0x8100 - +------------+ <- ESP
...... - |            |
...... - |            |
0x8000 - +------------+ <- EBP
...... - |            |
...... - |  Frame     | <- Current again frame!
...... - |            |
...... - +------------+ 
...... - |            |
...... - | Popped     |
...... - |            |
...... - +------------+ 
35
Peter Cordes On

It was hard to figure out what you were missing, but I think what you're missing is that the caller has to fix the stack after the called function returns. The caller knows how much it pushed before the call, so it can add esp, some_constant after the call instruction to clear the args from the stack, putting ESP back to where it was before the first push.


ESP is call-preserved in all calling conventions. Called functions aren't allowed to return with ESP different from what it was before the call. If they return with ret, this could only happen if they copied the return address somewhere else on the stack before running ret! So it's a pretty obvious restriction that some calling-convention descriptions fail to mention.

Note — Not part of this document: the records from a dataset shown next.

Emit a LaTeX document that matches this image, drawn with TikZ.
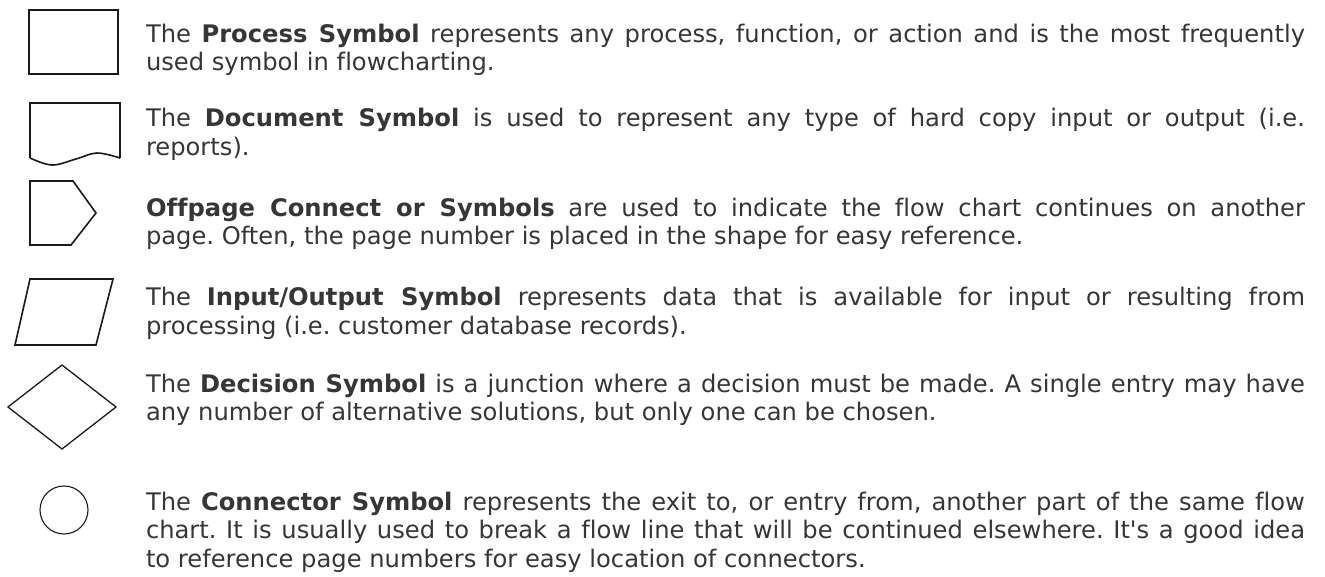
\documentclass[tikz,border=0pt]{standalone}
\usepackage{fontspec}
\setmainfont{DejaVu Sans}[Ligatures={TeXOff,NoCommon}]
\definecolor{txt}{HTML}{363636}
\definecolor{shp}{HTML}{1A1A1A}
\newcommand{\desc}[1]{\parbox[t]{1159pt}{\fontsize{24.2}{28.6}\selectfont\hyphenpenalty=10000\exhyphenpenalty=10000\tolerance=9999\emergencystretch=0pt\frenchspacing\leavevmode#1}}
\tikzset{
  sym/.style={draw=shp, line width=1.6pt, line join=miter},
  thinsym/.style={draw=shp, line width=1.1pt},
  desctext/.style={anchor=base west, inner sep=0pt, outer sep=0pt, text=txt}
}
\begin{document}
\begin{tikzpicture}[x=1pt,y=-1pt]
\useasboundingbox[fill=white] (0,0) rectangle (1325,576);
% process
\draw[sym] (29,10) rectangle (118,74);
% document
\draw[sym] plot[smooth, tension=0.6] coordinates {(30,158) (52,165) (76,159) (97,153) (120,158)};
\draw[sym] (30,158) -- (30,103) -- (120,103) -- (120,158);
% offpage
\draw[sym] (30,181) -- (73,181) -- (96,213) -- (71,245) -- (30,245) -- cycle;
% input/output
\draw[sym] (30,279) -- (113,279) -- (96,345) -- (15,345) -- cycle;
% decision
\draw[sym, line width=1.3pt] (8,407) -- (62,365) -- (116,407) -- (62,449) -- cycle;
% connector
\draw[thinsym] (64,510) circle (24);
% texts
\node[desctext] (t1) at (146,42) {\desc{The \textbf{Process Symbol} represents any process, function, or action and is the most frequently\linebreak used symbol in flowcharting.}};
\node[desctext] (t2) at (146,126.5) {\desc{The \textbf{Document Symbol} is used to represent any type of hard copy input or output (i.e.\linebreak reports).}};
\node[desctext] (t3) at (146,216) {\desc{\textbf{Offpage Connect or Symbols} are used to indicate the flow chart continues on another\linebreak page. Often, the page number is placed in the shape for easy reference.}};
\node[desctext] (t4) at (146,305.5) {\desc{The \textbf{Input/Output Symbol} represents data that is available for input or resulting from\linebreak processing (i.e. customer database records).}};
\node[desctext] (t5) at (146,392) {\desc{The \textbf{Decision Symbol} is a junction where a decision must be made. A single entry may have\linebreak any number of alternative solutions, but only one can be chosen.}};
\node[desctext] (t6) at (146,510) {\desc{The \textbf{Connector Symbol} represents the exit to, or entry from, another part of the same flow\linebreak chart. It is usually used to break a flow line that will be continued elsewhere. It's a good idea\linebreak to reference page numbers for easy location of connectors.}};
\end{tikzpicture}
\end{document}
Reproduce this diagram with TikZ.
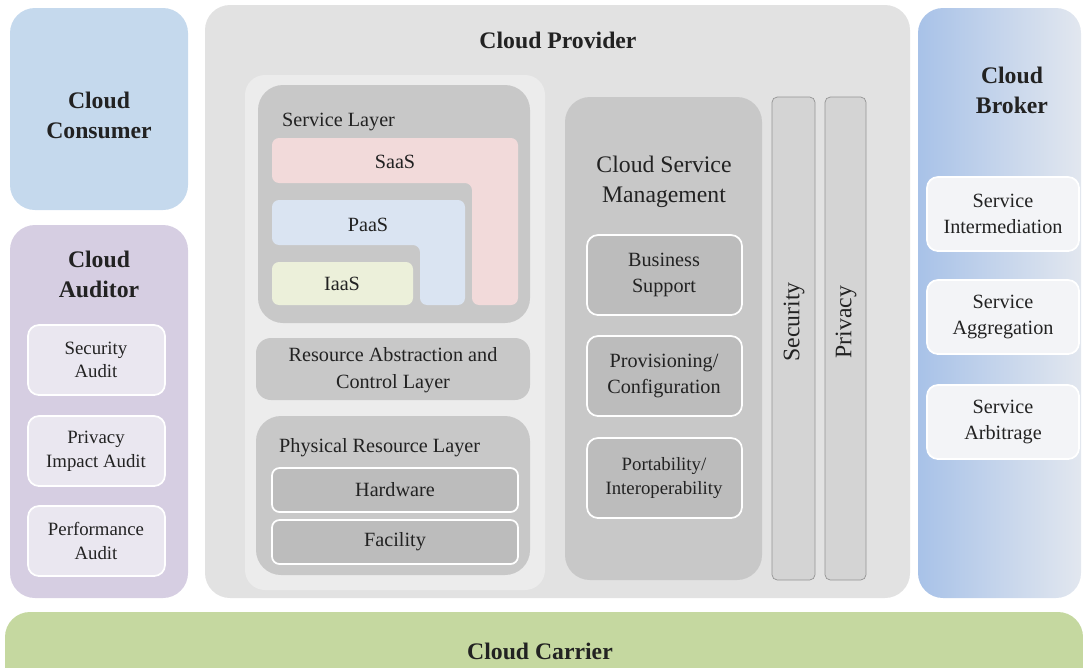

Anyway, this means that the caller can assume ESP wasn't modified, so it can save/restore anything else with PUSH/POP.

EBP is also call-preserved in all calling conventions I'm aware of. See https://stackoverflow.com/tags/x86/info (the tag wiki) for calling convention/ABI docs.

Also calling conventions on Wikipedia for short summaries.


Also, your pseudo-code for a function call was really weird and confusing (before I edited the question). It didn't clearly show the boundary between the caller's code and the callee's code. In a previous version of this answer, I thought you were saying the caller's code was pushing EBP, because that came before the working in the function line.

EIP isn't directly accessible, and can only be modified by jump instructions. CALL pushes a return address and then jumps (note that it pushes the address of the next instruction, so it doesn't run again on return. EIP during the execution of an instruction could be said to point at the next instruction, since relative jumps are encoded with a displacement from the end of the instruction. Same for x86-64 RIP-relative addresses.)

RET pops into EIP. For it to return to the right place, the code has to restore ESP to pointing at the return address pushed by the caller.

Assuming a 32-bit stack-args calling convention like System V i386, I'd write your pseudocode as:

(optional) push ecx or whatever call-clobbered registers you want to save
push arguments on stack
CALL function (pushes a return address, i.e. the addr of the insn after the call)

  # code of the called function
  (optional) push ebp   (and any other call-preserved regs the function wants to use)
  working in the function
  (optional) pop  ebp   (and any other regs, in reverse order of pushing)
  RET (pops the return address into EIP)

add esp, 8 (for example) to clear args from the stack
(optional) pop  ecx   or whatever other volatile regs you want to restore

Look at the compiler-generated asm for a real function sometime, like this:

Try with different compiler options or change the source on the Godbolt compiler explorer:

int extern_func(int a);

int foo() {
  int a = extern_func(2);
  int b = extern_func(5);
  return a+b;
}

Compiled with gcc6.2 -m32 -O3 -fno-omit-frame-pointer to make 32-bit code which uses EBP the way you're assuming, instead of the default omit-frame-pointer mode. I could have used -O0, but un-optimized asm is so bloated that it sucks to read, and there's nothing confusing that gcc can do here. Also used -fverbose-asm to get it to mark variable names on operands.

foo:
    push    ebp
    mov     ebp, esp              # standard prologue
    push    ebx                   # save ebx so we have a call-preserved register
    sub     esp, 16               # reserve space for locals
    push    2                     # the arg for the first function call
    call    extern_func
    mov     ebx, eax  # a,        # stash the return value where it won't be clobbered by the next call
    mov     DWORD PTR [esp], 5        # just write the new arg to the stack, instead of add esp, 4  and push 5
    call    extern_func     #
    add     eax, ebx  # tmp90, a     # this is a+b as the return value
    mov     ebx, DWORD PTR [ebp-4]    #, ESP isn't pointing to where we pushed EBX, so restore it with a normal MOV load.
    leave                             # and set esp=ebp and pop ebp
    # at this point, ESP is back to its value on entry to the function
    ret

clang makes some different choices about how to do things (including using esi instead of ebx), and does the epilogue with

    add     eax, esi
    add     esp, 4
    pop     esi
    pop     ebp
    ret

So it's a more "normal" sequence: restore ESP to pointing at the registers pushed in the prologue and pop them, again leaving ESP pointing at the return address ready for RET.